Work to do: Exclude the pictures and reproduce the remaining data exactly as written.

Given data:
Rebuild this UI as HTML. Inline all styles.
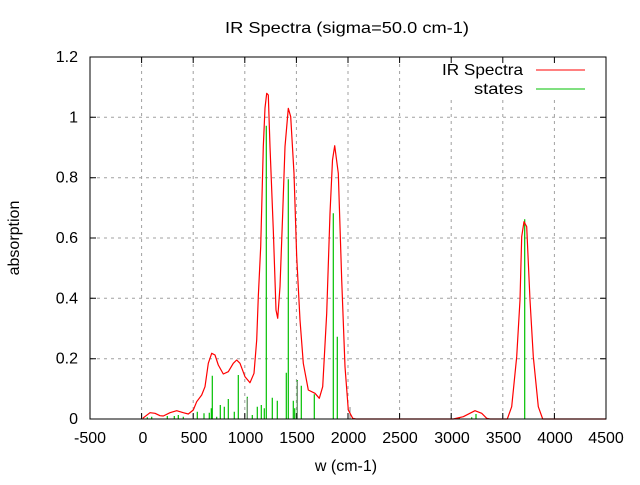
<!DOCTYPE html>
<html><head><meta charset="utf-8"><style>
body{margin:0;background:#fff}
svg text{font-family:"Liberation Sans","DejaVu Sans",sans-serif;font-size:16px;fill:#000}
</style></head><body>
<svg width="640" height="480" viewBox="0 0 640 480" xmlns="http://www.w3.org/2000/svg">
<rect width="640" height="480" fill="#fff"/>
<g stroke="#a0a0a0" stroke-width="1" stroke-dasharray="3,4">
<line x1="90" y1="358.7" x2="606" y2="358.7"/>
<line x1="90" y1="298.3" x2="606" y2="298.3"/>
<line x1="90" y1="238" x2="606" y2="238"/>
<line x1="90" y1="177.7" x2="606" y2="177.7"/>
<line x1="90" y1="117.3" x2="606" y2="117.3"/>
<line x1="141.6" y1="57" x2="141.6" y2="419"/>
<line x1="193.2" y1="57" x2="193.2" y2="419"/>
<line x1="244.8" y1="57" x2="244.8" y2="419"/>
<line x1="296.4" y1="57" x2="296.4" y2="419"/>
<line x1="348" y1="57" x2="348" y2="419"/>
<line x1="399.6" y1="57" x2="399.6" y2="419"/>
<line x1="451.2" y1="100" x2="451.2" y2="419"/>
<line x1="502.8" y1="100" x2="502.8" y2="419"/>
<line x1="554.4" y1="100" x2="554.4" y2="419"/>
</g>
<g stroke="#000" stroke-width="1">
<path d="M90,419h6M606,419h-6M90,358.7h6M606,358.7h-6M90,298.3h6M606,298.3h-6M90,238h6M606,238h-6M90,177.7h6M606,177.7h-6M90,117.3h6M606,117.3h-6M90,57h6M606,57h-6"/>
<path d="M141.6,419v-6M141.6,57v6M193.2,419v-6M193.2,57v6M244.8,419v-6M244.8,57v6M296.4,419v-6M296.4,57v6M348,419v-6M348,57v6M399.6,419v-6M399.6,57v6M451.2,419v-6M451.2,57v6M502.8,419v-6M502.8,57v6M554.4,419v-6M554.4,57v6"/>
</g>
<g stroke="#00c000" stroke-width="1.2">
<path d="M147.3,419V417.3M151.7,419V416.7M167.3,419V416M174.3,419V416M178.3,419V415M183.3,419V416.7M197.3,419V411.7M204,419V413.3M209.3,419V412.7M211.3,419V408.3M212.3,419V375.7M216.7,419V416.7M220.3,419V405M224.3,419V406.7M228.3,419V399M234.3,419V411.7M238.3,419V375M247.3,419V396.7M252.3,419V415M257.3,419V406.7M261.3,419V405M264.3,419V408.3M266.3,419V125.7M272.3,419V397.7M277.3,419V400.7M286.3,419V372.7M288.3,419V179.3M293.3,419V400.7M294.7,419V408.3M297.3,419V380M301.3,419V385.7M314.3,419V394.3M333.3,419V213.3M337.3,419V336.7M459.3,419V417.3M471.7,419V417.3M476,419V414M524.7,419V219.3"/>
</g>
<g stroke="#888" stroke-width="1">
<path d="M247.3,419V398M297.3,419V381M350,419V407"/>
</g>
<polyline fill="none" stroke="#ff0000" stroke-width="1.2" stroke-linejoin="round" points="142.7,418.3 150,412.7 155,413.3 160,415.7 163.3,416 170,412.7 176.7,410.7 183.3,412.7 188.3,414 193.3,410 196.7,401.7 201.7,395 205,386.7 208.3,363.3 211.7,353.3 215,355 218.3,365 223.3,374 228.3,371.7 233.3,363.3 236.7,360 240,363.3 245,376.7 250,382.7 254,373.3 256.7,340 258.3,296.7 260.7,246.7 263.3,146.7 265,108 266.7,93.3 268.3,95 270,146.7 273.3,230 276,310 277.7,318.3 280,286.7 282.7,213.3 285,146.7 288.3,108.3 290.7,116.7 294,173.3 296.7,256.7 300,320 303.3,363.3 308.3,390 315,393.3 319.3,398.3 322.7,386.7 326.7,313.3 330,213.3 332.5,160 334.7,145.7 338.3,173.3 341.7,280 345,366.7 348.3,410 352.7,418.3 356,419 453.3,419 463.3,416.7 475,410.7 481.7,413.3 486.7,418.3 490,419 507.3,419 511.7,406.7 516.7,356.7 520,300 521.7,236.7 524,221.7 526.7,226.7 530,300 533.3,356.7 538.3,406.7 542.7,419 606,419"/>
<rect x="90" y="57" width="516" height="362" fill="none" stroke="#000" stroke-width="1"/>
<g text-anchor="end">
<text x="78" y="424">0</text>
<text x="78" y="363.7">0.2</text>
<text x="78" y="303.3">0.4</text>
<text x="78" y="243">0.6</text>
<text x="78" y="182.7">0.8</text>
<text x="78" y="122.3">1</text>
<text x="78" y="62">1.2</text>
</g>
<text x="442" y="75" textLength="81" lengthAdjust="spacingAndGlyphs">IR Spectra</text>
<text x="474" y="94" textLength="49" lengthAdjust="spacingAndGlyphs">states</text>
<text x="225" y="33" textLength="244" lengthAdjust="spacingAndGlyphs">IR Spectra (sigma=50.0 cm-1)</text>
<g text-anchor="middle">
<text x="90" y="443">-500</text>
<text x="143" y="443">0</text>
<text x="194" y="443">500</text>
<text x="245.5" y="443">1000</text>
<text x="297" y="443">1500</text>
<text x="348.5" y="443">2000</text>
<text x="400" y="443">2500</text>
<text x="452" y="443">3000</text>
<text x="503.5" y="443">3500</text>
<text x="555" y="443">4000</text>
<text x="606" y="443">4500</text>
<text x="346" y="471">w (cm-1)</text>
<text transform="translate(19,238) rotate(-90)">absorption</text>
</g>
<line x1="536" y1="70" x2="585" y2="70" stroke="#ff0000" stroke-width="1"/>
<line x1="536" y1="89" x2="585" y2="89" stroke="#00c000" stroke-width="1"/>
</svg>
</body></html>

Answer to this problem:
Rebuild this UI as HTML. Inline all styles.
<!DOCTYPE html>
<html><head><meta charset="utf-8"><style>
body{margin:0;background:#fff}
svg text{font-family:"Liberation Sans","DejaVu Sans",sans-serif;font-size:16px;fill:#000}
</style></head><body>
<svg width="640" height="480" viewBox="0 0 640 480" xmlns="http://www.w3.org/2000/svg">
<rect width="640" height="480" fill="#fff"/>
<g stroke="#a0a0a0" stroke-width="1" stroke-dasharray="3,4">
<line x1="90" y1="358.7" x2="606" y2="358.7"/>
<line x1="90" y1="298.3" x2="606" y2="298.3"/>
<line x1="90" y1="238" x2="606" y2="238"/>
<line x1="90" y1="177.7" x2="606" y2="177.7"/>
<line x1="90" y1="117.3" x2="606" y2="117.3"/>
<line x1="141.6" y1="57" x2="141.6" y2="419"/>
<line x1="193.2" y1="57" x2="193.2" y2="419"/>
<line x1="244.8" y1="57" x2="244.8" y2="419"/>
<line x1="296.4" y1="57" x2="296.4" y2="419"/>
<line x1="348" y1="57" x2="348" y2="419"/>
<line x1="399.6" y1="57" x2="399.6" y2="419"/>
<line x1="451.2" y1="100" x2="451.2" y2="419"/>
<line x1="502.8" y1="100" x2="502.8" y2="419"/>
<line x1="554.4" y1="100" x2="554.4" y2="419"/>
</g>
<g stroke="#000" stroke-width="1">
<path d="M90,419h6M606,419h-6M90,358.7h6M606,358.7h-6M90,298.3h6M606,298.3h-6M90,238h6M606,238h-6M90,177.7h6M606,177.7h-6M90,117.3h6M606,117.3h-6M90,57h6M606,57h-6"/>
<path d="M141.6,419v-6M141.6,57v6M193.2,419v-6M193.2,57v6M244.8,419v-6M244.8,57v6M296.4,419v-6M296.4,57v6M348,419v-6M348,57v6M399.6,419v-6M399.6,57v6M451.2,419v-6M451.2,57v6M502.8,419v-6M502.8,57v6M554.4,419v-6M554.4,57v6"/>
</g>
<g stroke="#00c000" stroke-width="1.2">
<path d="M147.3,419V417.3M151.7,419V416.7M167.3,419V416M174.3,419V416M178.3,419V415M183.3,419V416.7M197.3,419V411.7M204,419V413.3M209.3,419V412.7M211.3,419V408.3M212.3,419V375.7M216.7,419V416.7M220.3,419V405M224.3,419V406.7M228.3,419V399M234.3,419V411.7M238.3,419V375M247.3,419V396.7M252.3,419V415M257.3,419V406.7M261.3,419V405M264.3,419V408.3M266.3,419V125.7M272.3,419V397.7M277.3,419V400.7M286.3,419V372.7M288.3,419V179.3M293.3,419V400.7M294.7,419V408.3M297.3,419V380M301.3,419V385.7M314.3,419V394.3M333.3,419V213.3M337.3,419V336.7M459.3,419V417.3M471.7,419V417.3M476,419V414M524.7,419V219.3"/>
</g>
<g stroke="#888" stroke-width="1">
<path d="M247.3,419V398M297.3,419V381M350,419V407"/>
</g>
<polyline fill="none" stroke="#ff0000" stroke-width="1.2" stroke-linejoin="round" points="142.7,418.3 150,412.7 155,413.3 160,415.7 163.3,416 170,412.7 176.7,410.7 183.3,412.7 188.3,414 193.3,410 196.7,401.7 201.7,395 205,386.7 208.3,363.3 211.7,353.3 215,355 218.3,365 223.3,374 228.3,371.7 233.3,363.3 236.7,360 240,363.3 245,376.7 250,382.7 254,373.3 256.7,340 258.3,296.7 260.7,246.7 263.3,146.7 265,108 266.7,93.3 268.3,95 270,146.7 273.3,230 276,310 277.7,318.3 280,286.7 282.7,213.3 285,146.7 288.3,108.3 290.7,116.7 294,173.3 296.7,256.7 300,320 303.3,363.3 308.3,390 315,393.3 319.3,398.3 322.7,386.7 326.7,313.3 330,213.3 332.5,160 334.7,145.7 338.3,173.3 341.7,280 345,366.7 348.3,410 352.7,418.3 356,419 453.3,419 463.3,416.7 475,410.7 481.7,413.3 486.7,418.3 490,419 507.3,419 511.7,406.7 516.7,356.7 520,300 521.7,236.7 524,221.7 526.7,226.7 530,300 533.3,356.7 538.3,406.7 542.7,419 606,419"/>
<rect x="90" y="57" width="516" height="362" fill="none" stroke="#000" stroke-width="1"/>
<g text-anchor="end">
<text x="78" y="424">0</text>
<text x="78" y="363.7">0.2</text>
<text x="78" y="303.3">0.4</text>
<text x="78" y="243">0.6</text>
<text x="78" y="182.7">0.8</text>
<text x="78" y="122.3">1</text>
<text x="78" y="62">1.2</text>
</g>
<text x="442" y="75" textLength="81" lengthAdjust="spacingAndGlyphs">IR Spectra</text>
<text x="474" y="94" textLength="49" lengthAdjust="spacingAndGlyphs">states</text>
<text x="225" y="33" textLength="244" lengthAdjust="spacingAndGlyphs">IR Spectra (sigma=50.0 cm-1)</text>
<g text-anchor="middle">
<text x="90" y="443">-500</text>
<text x="143" y="443">0</text>
<text x="194" y="443">500</text>
<text x="245.5" y="443">1000</text>
<text x="297" y="443">1500</text>
<text x="348.5" y="443">2000</text>
<text x="400" y="443">2500</text>
<text x="452" y="443">3000</text>
<text x="503.5" y="443">3500</text>
<text x="555" y="443">4000</text>
<text x="606" y="443">4500</text>
<text x="346" y="471">w (cm-1)</text>
<text transform="translate(19,238) rotate(-90)">absorption</text>
</g>
<line x1="536" y1="70" x2="585" y2="70" stroke="#ff0000" stroke-width="1"/>
<line x1="536" y1="89" x2="585" y2="89" stroke="#00c000" stroke-width="1"/>
</svg>
</body></html>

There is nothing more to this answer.